▶ _DATASET SECTION_:
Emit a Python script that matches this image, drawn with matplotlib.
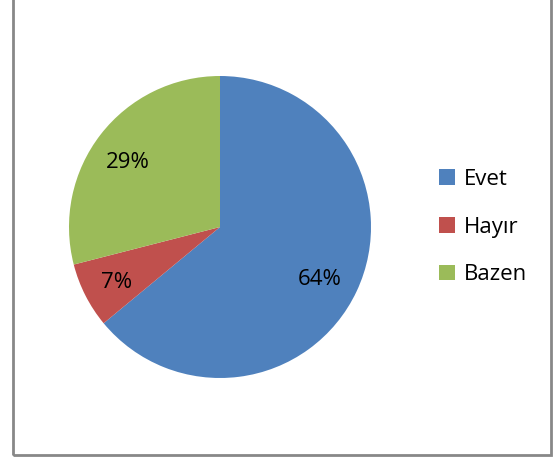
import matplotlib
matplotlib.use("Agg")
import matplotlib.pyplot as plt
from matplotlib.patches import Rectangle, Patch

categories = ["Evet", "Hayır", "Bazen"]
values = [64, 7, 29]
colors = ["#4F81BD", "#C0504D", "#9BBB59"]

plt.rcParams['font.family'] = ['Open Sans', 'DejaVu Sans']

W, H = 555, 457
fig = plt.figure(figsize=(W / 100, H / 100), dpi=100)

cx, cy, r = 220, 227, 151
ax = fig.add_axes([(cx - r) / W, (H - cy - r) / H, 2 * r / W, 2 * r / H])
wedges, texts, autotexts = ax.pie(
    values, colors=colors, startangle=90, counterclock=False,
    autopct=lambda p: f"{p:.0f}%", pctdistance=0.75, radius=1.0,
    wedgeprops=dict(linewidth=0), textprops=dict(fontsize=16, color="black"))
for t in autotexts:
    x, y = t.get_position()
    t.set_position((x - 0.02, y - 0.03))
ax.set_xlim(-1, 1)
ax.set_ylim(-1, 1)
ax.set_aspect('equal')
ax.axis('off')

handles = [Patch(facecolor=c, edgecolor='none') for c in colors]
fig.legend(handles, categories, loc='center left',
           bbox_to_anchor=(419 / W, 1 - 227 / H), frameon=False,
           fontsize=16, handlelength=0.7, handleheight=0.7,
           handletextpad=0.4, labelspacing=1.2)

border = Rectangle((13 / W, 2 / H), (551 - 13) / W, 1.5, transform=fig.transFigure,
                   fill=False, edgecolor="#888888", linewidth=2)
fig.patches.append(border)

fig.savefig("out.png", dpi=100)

▶ _PROBLEM TO WORK ON_: Tally the lines containing "matplotlib". Provide the number without any other words.

▶ _THE RESULT_: 5